(Lines of data)
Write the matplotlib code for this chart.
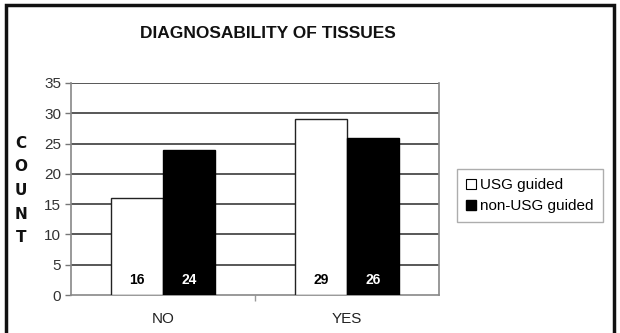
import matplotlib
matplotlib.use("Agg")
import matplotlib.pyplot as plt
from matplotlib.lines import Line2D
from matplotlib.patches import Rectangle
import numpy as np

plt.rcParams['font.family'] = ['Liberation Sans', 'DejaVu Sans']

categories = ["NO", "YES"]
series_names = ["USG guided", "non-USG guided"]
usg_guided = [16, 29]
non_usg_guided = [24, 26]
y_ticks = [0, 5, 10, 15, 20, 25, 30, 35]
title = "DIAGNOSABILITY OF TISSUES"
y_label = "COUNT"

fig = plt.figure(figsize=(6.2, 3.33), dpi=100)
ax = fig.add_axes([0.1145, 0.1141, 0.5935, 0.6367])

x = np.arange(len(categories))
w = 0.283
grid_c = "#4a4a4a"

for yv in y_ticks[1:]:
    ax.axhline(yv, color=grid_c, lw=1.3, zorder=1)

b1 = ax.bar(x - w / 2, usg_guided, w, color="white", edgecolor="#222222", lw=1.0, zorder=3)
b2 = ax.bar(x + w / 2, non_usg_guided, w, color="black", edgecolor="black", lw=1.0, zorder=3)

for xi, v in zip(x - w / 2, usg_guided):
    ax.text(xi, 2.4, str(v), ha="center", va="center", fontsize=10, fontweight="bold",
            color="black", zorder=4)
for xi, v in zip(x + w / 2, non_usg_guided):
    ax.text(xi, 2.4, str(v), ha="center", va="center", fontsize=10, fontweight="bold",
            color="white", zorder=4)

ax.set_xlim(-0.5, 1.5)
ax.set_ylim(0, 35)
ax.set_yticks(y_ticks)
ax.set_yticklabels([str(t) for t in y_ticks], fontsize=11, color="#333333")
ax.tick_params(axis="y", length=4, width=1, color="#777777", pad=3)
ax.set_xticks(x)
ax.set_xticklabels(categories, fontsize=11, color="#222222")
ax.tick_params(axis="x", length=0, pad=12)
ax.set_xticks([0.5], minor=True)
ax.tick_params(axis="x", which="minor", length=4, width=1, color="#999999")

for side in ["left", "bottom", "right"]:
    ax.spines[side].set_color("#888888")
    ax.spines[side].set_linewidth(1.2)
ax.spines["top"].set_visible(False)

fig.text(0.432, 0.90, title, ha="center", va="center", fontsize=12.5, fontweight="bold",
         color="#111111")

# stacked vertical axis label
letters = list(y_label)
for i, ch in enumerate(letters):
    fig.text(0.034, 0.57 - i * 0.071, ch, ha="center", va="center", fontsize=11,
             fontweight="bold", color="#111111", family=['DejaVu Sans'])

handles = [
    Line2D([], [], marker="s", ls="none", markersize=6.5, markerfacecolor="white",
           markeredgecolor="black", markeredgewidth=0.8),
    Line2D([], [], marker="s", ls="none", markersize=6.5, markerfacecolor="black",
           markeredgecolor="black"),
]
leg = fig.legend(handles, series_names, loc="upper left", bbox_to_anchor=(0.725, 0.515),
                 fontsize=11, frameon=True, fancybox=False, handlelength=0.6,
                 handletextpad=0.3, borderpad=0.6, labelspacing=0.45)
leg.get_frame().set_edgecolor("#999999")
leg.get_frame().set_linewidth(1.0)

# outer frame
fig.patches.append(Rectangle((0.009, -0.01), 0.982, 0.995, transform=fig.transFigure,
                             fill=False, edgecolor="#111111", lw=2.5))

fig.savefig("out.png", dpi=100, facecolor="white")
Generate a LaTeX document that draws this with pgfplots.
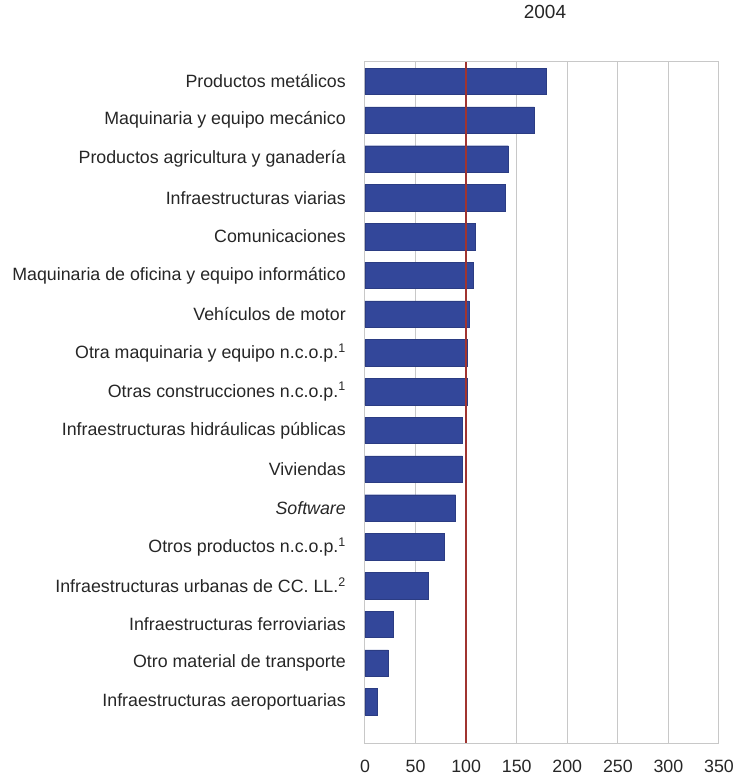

PROBLEM: Ignore the images and quote every line of the listing exactly.

ANSWER TO THIS EXERCISE:
Write the matplotlib code for this chart.
import matplotlib
matplotlib.use("Agg")
import matplotlib.pyplot as plt
from matplotlib.lines import Line2D
from matplotlib.patches import Rectangle
import numpy as np

plt.rcParams['font.family'] = ['Liberation Sans', 'DejaVu Sans']

categories = ["NO", "YES"]
series_names = ["USG guided", "non-USG guided"]
usg_guided = [16, 29]
non_usg_guided = [24, 26]
y_ticks = [0, 5, 10, 15, 20, 25, 30, 35]
title = "DIAGNOSABILITY OF TISSUES"
y_label = "COUNT"

fig = plt.figure(figsize=(6.2, 3.33), dpi=100)
ax = fig.add_axes([0.1145, 0.1141, 0.5935, 0.6367])

x = np.arange(len(categories))
w = 0.283
grid_c = "#4a4a4a"

for yv in y_ticks[1:]:
    ax.axhline(yv, color=grid_c, lw=1.3, zorder=1)

b1 = ax.bar(x - w / 2, usg_guided, w, color="white", edgecolor="#222222", lw=1.0, zorder=3)
b2 = ax.bar(x + w / 2, non_usg_guided, w, color="black", edgecolor="black", lw=1.0, zorder=3)

for xi, v in zip(x - w / 2, usg_guided):
    ax.text(xi, 2.4, str(v), ha="center", va="center", fontsize=10, fontweight="bold",
            color="black", zorder=4)
for xi, v in zip(x + w / 2, non_usg_guided):
    ax.text(xi, 2.4, str(v), ha="center", va="center", fontsize=10, fontweight="bold",
            color="white", zorder=4)

ax.set_xlim(-0.5, 1.5)
ax.set_ylim(0, 35)
ax.set_yticks(y_ticks)
ax.set_yticklabels([str(t) for t in y_ticks], fontsize=11, color="#333333")
ax.tick_params(axis="y", length=4, width=1, color="#777777", pad=3)
ax.set_xticks(x)
ax.set_xticklabels(categories, fontsize=11, color="#222222")
ax.tick_params(axis="x", length=0, pad=12)
ax.set_xticks([0.5], minor=True)
ax.tick_params(axis="x", which="minor", length=4, width=1, color="#999999")

for side in ["left", "bottom", "right"]:
    ax.spines[side].set_color("#888888")
    ax.spines[side].set_linewidth(1.2)
ax.spines["top"].set_visible(False)

fig.text(0.432, 0.90, title, ha="center", va="center", fontsize=12.5, fontweight="bold",
         color="#111111")

# stacked vertical axis label
letters = list(y_label)
for i, ch in enumerate(letters):
    fig.text(0.034, 0.57 - i * 0.071, ch, ha="center", va="center", fontsize=11,
             fontweight="bold", color="#111111", family=['DejaVu Sans'])

handles = [
    Line2D([], [], marker="s", ls="none", markersize=6.5, markerfacecolor="white",
           markeredgecolor="black", markeredgewidth=0.8),
    Line2D([], [], marker="s", ls="none", markersize=6.5, markerfacecolor="black",
           markeredgecolor="black"),
]
leg = fig.legend(handles, series_names, loc="upper left", bbox_to_anchor=(0.725, 0.515),
                 fontsize=11, frameon=True, fancybox=False, handlelength=0.6,
                 handletextpad=0.3, borderpad=0.6, labelspacing=0.45)
leg.get_frame().set_edgecolor("#999999")
leg.get_frame().set_linewidth(1.0)

# outer frame
fig.patches.append(Rectangle((0.009, -0.01), 0.982, 0.995, transform=fig.transFigure,
                             fill=False, edgecolor="#111111", lw=2.5))

fig.savefig("out.png", dpi=100, facecolor="white")
Generate a LaTeX document that draws this with pgfplots.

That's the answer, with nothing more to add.